AKA, is wearing skin suits actually a virtue?
The question is prompted from the Scott article, as well as the discussion of said article here. Not to call out any user, but I find some of these responses illustrative:
From FiveHourMarathon
From Paracelsus
Both these arguments, to me, seem to argue in favor of The Rings of Power. It does not matter that anyone who watched the show and read the books could identify that they are not related in any way aside from labeling. Labeling, and what it implies is POWERFUL and should affect your experience. Shut up and drink the $2000 wine, its good because the label says it is. Just like ROP is good because it has the LOTR label. We should ignore the actual show, its writing, CGI, etc deficiencies because it has the label, and that label has history and work behind it.
But, from my POV, I find I prefer the opposite. I only wish to give prestigious labels to things I consider prestigious. Marvel studios has lost the right to call its outputs Marvel. Star Wars is not. ROP is not Tolkien. They are all inferior products wearing skin suits of better brands that they happened to have the money for. Why wouldn't wine be the same? Surely I acknowledge that is the truth in my libation of choice: Beer. Goose Island is dead to me as a brand despite being one of my favorites earlier in life. They simply have gone the Rings of Power path. I can taste it. I don't know when it happened, but it has, most of their beers are now gross. Why couldn't the same have happened to a French winery founded in 1273?
I have heard of Stephanie Myers. I had not heard of Honorée Jeffers. What does that tell us, if anything? My tastes are indubitably low-brow? But I haven't read any of her books or seen the movies, I know of her by all the publicity and advertising around her works.

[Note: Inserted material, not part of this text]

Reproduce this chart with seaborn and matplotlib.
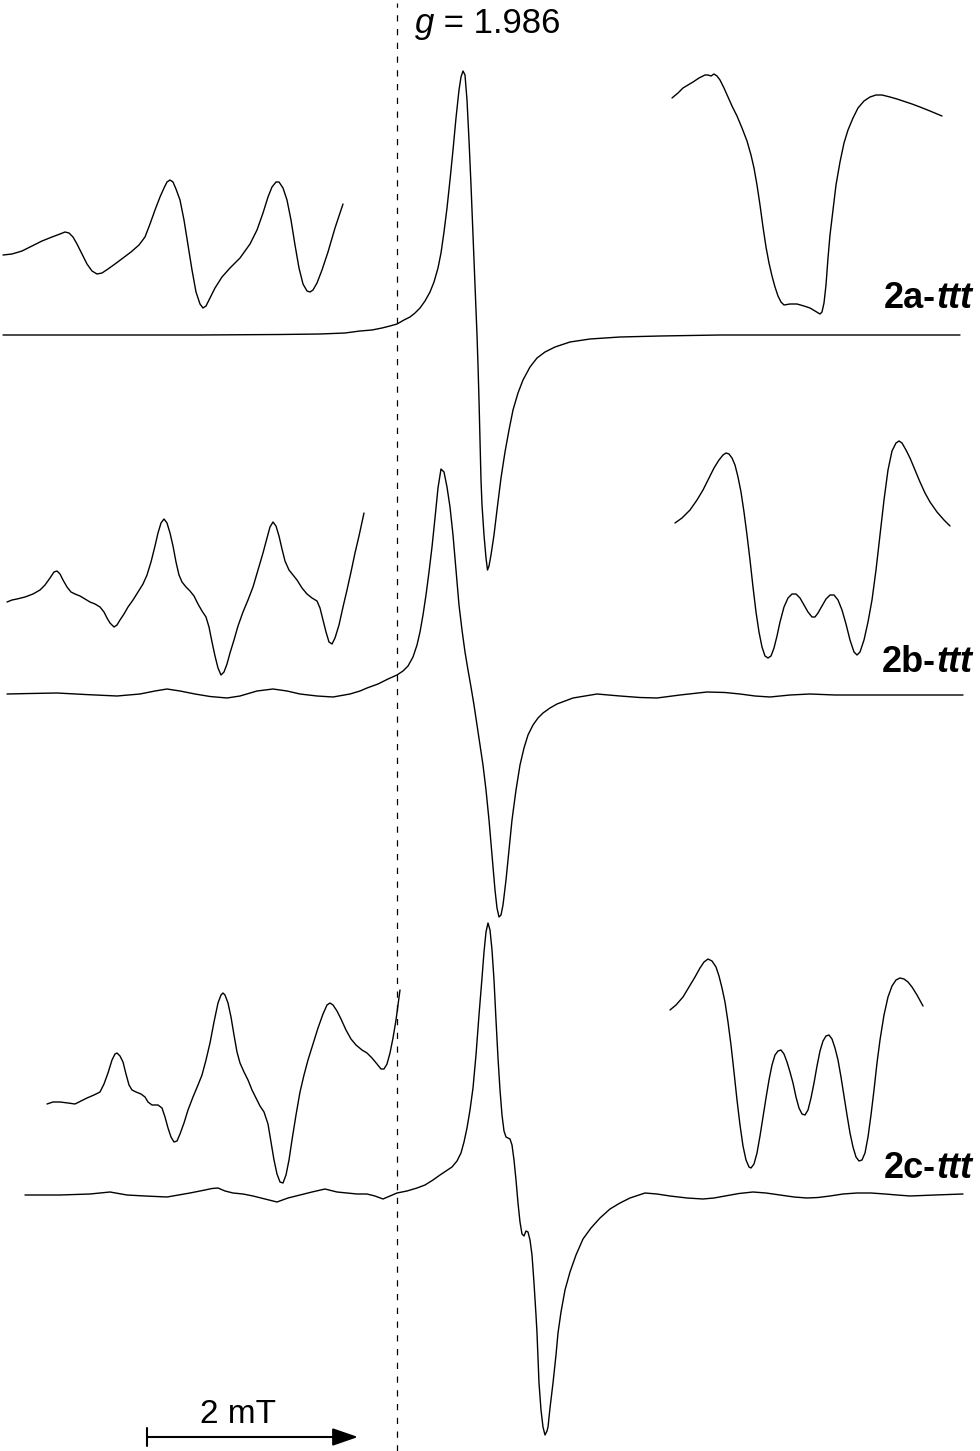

There's a very old proverb: "Good wine needs no bush". If the wine is good, then yeah you want to know "how did this wine turn out good rather than that wine, what went into its creation?" But that's something that the owner of vineyards who grows the grapes and the winemaker who turns those grapes into wine wants and needs to know, not the drinker of the wine. "Exploring what the winemaker chose to do, how that year's vintage compared to the year before, where the vineyards are, how the climate at the vineyards affects the growing conditions, whether the winery has been around for 30 years or 500" is just snobbery if taken to extremes. "Mmmm I never drink any vintage if the winery is not a minimum of two hundred years old" may be a decent rule of thumb - or it may be a stuck-up snob who really couldn't tell the difference if you switched the labels. The same experiment on cheaper wines can tell you as much as the best ones. In the end, it really is the taste that matters, and not if the owner wore his lucky socks that spring morning when he went out to look at the east slope where he intended to plant the new vines in the misty sunrise.
The main fault of the "Rings of Power" is that it is bargain-shelf wine with a grand cru appellation slapped on. The budget went on designing showy labels and getting fancy bottles for the cheap and needs to be drunk fast contents. The outside looked great, but when you started drinking it, somehow the taste was all wrong. Being told "but it's so faithful to the spirit of the books! but Tolkien's work needs to be brought into the modern world!" doesn't and can't hide that this stuff is better used in cooking than enjoyed on its own.
Bingo.
Further more I'd suggest that this is especially galling for a lot the older (pre-Peter Jackson film) fans as Tolkien's work itself was if anything the opposite. Outwardly cheap simple and unassuming, but with a lot going on under the surface that rewarded repeat visits and those who took their time.